Similarly, any metric of societal, economic, or enterprise behavior is often unknowable (at least at the moment) and any expression of a metric must be qualified with more definitions and caveats (often put into footnotes) than most readers want to know.
While data quality practitioners traditionally have focused upon granular, operational data, the data which most executives are shown are aggregated, summarized, normalized, and otherwise processed (or manipulated) in ways those executives may not understand, nor want to understand. But as W. Edwards Deming often said, “The more you know about the weaknesses of a statistic, the more useful it can be to you.”
In a previous installment of this series, I showed how raw data needs to be placed into context and normalized for factors which we wish to exclude to isolate the phenomenon we are most interested in. The many steps of collection, aggregation, and computation offered numerous potential points of failure or loss of quality.
In this article we explore the ambiguity of definitions of facts. Unfortunately, just as much trouble lurks here!

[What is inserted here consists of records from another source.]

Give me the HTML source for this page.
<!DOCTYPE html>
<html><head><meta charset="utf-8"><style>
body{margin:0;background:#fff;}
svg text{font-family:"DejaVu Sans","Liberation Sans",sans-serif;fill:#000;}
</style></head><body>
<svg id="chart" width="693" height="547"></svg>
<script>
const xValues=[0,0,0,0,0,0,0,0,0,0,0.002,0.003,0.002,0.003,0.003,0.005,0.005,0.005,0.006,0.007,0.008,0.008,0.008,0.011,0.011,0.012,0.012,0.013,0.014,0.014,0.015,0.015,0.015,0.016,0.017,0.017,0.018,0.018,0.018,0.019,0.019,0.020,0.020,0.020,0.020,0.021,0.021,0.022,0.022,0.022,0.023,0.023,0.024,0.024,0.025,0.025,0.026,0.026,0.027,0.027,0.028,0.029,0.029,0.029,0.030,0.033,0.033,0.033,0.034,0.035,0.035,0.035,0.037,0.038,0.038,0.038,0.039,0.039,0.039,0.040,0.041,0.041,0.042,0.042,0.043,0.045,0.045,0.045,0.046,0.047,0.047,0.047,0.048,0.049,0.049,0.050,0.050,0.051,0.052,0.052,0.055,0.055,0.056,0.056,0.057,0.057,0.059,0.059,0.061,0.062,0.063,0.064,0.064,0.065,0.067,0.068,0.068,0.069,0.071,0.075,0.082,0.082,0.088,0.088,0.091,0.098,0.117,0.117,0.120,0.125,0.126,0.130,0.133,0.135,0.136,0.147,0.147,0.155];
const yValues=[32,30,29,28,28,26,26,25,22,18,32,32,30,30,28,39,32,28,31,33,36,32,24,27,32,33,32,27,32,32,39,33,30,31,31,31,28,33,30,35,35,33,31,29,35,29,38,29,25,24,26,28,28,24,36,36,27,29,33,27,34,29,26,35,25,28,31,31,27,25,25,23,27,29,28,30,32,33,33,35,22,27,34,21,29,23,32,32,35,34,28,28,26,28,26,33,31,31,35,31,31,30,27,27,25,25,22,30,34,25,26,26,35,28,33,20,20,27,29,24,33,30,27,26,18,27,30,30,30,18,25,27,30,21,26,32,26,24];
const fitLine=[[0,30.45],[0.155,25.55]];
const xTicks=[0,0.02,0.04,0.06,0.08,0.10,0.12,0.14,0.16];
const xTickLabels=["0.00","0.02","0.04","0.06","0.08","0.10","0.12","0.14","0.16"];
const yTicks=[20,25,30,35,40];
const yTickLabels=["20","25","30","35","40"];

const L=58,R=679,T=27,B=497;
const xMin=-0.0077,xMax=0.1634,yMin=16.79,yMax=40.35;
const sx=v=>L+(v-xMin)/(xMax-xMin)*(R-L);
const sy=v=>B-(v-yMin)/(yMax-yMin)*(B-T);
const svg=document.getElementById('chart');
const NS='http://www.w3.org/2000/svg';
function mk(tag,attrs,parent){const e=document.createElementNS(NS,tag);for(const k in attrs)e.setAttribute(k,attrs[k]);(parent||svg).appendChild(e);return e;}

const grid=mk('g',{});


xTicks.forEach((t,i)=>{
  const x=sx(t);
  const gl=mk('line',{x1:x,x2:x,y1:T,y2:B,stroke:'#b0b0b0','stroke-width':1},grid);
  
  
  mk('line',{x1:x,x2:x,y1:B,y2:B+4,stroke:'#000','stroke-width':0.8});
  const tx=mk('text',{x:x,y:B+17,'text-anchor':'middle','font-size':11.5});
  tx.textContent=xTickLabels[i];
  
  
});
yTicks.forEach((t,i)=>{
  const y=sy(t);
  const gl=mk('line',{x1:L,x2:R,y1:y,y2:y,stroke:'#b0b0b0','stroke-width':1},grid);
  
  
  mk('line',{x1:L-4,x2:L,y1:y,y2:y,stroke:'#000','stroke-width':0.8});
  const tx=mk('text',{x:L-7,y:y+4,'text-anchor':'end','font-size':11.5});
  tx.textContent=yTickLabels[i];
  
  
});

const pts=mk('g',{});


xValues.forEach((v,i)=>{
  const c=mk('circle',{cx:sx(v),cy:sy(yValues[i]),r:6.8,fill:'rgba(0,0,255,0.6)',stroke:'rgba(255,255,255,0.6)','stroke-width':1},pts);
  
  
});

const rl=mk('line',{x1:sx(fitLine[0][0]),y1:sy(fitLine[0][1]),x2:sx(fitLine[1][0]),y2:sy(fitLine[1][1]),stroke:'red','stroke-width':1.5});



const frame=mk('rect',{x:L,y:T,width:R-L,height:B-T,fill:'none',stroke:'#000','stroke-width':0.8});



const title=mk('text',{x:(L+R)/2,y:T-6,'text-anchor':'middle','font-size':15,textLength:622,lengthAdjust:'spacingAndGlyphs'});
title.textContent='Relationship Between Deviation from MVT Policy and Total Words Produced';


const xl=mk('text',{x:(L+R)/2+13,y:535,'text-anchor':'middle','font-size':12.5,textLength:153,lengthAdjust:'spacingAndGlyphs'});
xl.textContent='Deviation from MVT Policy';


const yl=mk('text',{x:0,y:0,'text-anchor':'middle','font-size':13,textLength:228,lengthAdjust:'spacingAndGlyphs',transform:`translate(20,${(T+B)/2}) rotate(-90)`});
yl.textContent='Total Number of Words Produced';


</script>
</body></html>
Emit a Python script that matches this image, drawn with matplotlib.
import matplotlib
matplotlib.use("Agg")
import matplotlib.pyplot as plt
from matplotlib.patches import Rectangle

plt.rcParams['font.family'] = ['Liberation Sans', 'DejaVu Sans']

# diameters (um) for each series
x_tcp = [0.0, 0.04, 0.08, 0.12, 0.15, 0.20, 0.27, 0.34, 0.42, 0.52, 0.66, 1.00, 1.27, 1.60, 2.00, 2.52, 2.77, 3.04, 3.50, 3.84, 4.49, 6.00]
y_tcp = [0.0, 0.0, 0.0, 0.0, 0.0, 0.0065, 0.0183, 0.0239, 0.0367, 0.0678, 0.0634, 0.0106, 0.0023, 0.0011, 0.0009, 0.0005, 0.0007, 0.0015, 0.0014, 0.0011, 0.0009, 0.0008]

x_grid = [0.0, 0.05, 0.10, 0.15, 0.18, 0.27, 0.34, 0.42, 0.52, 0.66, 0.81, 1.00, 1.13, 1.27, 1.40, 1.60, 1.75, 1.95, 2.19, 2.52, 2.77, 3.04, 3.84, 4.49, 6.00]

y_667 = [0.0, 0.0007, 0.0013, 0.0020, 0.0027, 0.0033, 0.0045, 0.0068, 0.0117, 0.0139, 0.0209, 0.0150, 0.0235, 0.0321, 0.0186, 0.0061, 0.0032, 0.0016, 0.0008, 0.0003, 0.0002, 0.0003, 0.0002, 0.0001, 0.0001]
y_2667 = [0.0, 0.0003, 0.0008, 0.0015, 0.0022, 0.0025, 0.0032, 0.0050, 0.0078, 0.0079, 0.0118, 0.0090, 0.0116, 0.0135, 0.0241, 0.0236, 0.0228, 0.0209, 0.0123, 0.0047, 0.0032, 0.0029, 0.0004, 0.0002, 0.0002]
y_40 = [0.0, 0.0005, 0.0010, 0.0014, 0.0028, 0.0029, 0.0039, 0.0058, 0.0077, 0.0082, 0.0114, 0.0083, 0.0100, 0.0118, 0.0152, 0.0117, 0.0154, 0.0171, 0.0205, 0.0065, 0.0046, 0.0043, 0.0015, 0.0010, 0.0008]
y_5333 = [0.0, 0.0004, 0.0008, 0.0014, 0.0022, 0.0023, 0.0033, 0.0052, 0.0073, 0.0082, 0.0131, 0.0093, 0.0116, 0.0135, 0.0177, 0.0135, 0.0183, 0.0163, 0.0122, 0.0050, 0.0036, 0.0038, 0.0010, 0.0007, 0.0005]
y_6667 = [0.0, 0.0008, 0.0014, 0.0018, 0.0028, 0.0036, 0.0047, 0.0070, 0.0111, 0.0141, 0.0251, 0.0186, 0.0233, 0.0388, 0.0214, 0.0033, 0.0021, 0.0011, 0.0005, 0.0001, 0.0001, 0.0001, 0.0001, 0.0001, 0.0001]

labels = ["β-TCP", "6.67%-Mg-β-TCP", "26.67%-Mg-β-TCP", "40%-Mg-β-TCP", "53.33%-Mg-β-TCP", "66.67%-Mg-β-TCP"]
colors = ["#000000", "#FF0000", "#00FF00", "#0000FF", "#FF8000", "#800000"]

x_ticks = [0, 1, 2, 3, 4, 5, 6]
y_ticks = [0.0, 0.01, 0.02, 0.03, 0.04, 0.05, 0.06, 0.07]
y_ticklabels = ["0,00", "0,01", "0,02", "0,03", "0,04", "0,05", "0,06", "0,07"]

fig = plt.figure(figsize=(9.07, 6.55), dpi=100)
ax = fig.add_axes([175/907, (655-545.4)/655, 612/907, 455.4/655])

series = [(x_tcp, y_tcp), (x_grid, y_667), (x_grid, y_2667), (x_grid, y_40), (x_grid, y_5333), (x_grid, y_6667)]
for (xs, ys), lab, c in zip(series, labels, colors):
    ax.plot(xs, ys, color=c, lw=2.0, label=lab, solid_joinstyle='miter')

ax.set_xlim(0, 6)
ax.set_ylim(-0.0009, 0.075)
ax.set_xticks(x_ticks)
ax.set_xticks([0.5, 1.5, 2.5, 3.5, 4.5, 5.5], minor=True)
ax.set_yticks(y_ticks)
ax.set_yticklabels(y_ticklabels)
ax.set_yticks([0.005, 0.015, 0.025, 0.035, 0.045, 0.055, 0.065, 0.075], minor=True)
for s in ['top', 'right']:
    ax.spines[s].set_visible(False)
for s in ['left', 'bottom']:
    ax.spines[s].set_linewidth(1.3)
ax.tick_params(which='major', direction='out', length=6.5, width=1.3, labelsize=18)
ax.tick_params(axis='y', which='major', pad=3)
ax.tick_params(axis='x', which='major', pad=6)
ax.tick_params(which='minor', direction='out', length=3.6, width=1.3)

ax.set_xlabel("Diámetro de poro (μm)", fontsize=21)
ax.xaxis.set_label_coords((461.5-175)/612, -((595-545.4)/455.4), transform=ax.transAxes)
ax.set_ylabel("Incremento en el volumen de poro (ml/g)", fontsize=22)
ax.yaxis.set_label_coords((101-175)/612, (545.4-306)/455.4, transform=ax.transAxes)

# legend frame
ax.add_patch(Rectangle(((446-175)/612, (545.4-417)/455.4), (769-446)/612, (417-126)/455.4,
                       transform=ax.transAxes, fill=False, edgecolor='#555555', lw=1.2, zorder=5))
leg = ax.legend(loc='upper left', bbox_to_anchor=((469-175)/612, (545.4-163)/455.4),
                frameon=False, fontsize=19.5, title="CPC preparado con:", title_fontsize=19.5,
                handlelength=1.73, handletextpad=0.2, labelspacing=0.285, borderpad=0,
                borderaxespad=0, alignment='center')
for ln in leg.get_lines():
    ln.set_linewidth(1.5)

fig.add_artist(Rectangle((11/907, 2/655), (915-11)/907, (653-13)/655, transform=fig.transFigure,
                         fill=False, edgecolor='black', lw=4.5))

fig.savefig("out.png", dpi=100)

Any fact or statistic is useless without a textual (as well as architectural) definition. And generally, facts also require context to be meaningful. That context can be in the form of previous values of that fact, or peer values of the fact (e.g., the time series charts in the previous article). But to be fair and accurate, we must ensure that the definitions of the facts are consistent over any reported dimension. An example of this is the value of accounting standards which ensure (somewhat but not absolutely) that the definition of “current assets” is consistent from year to year, and across corporate financial statements we may wish to laterally compare.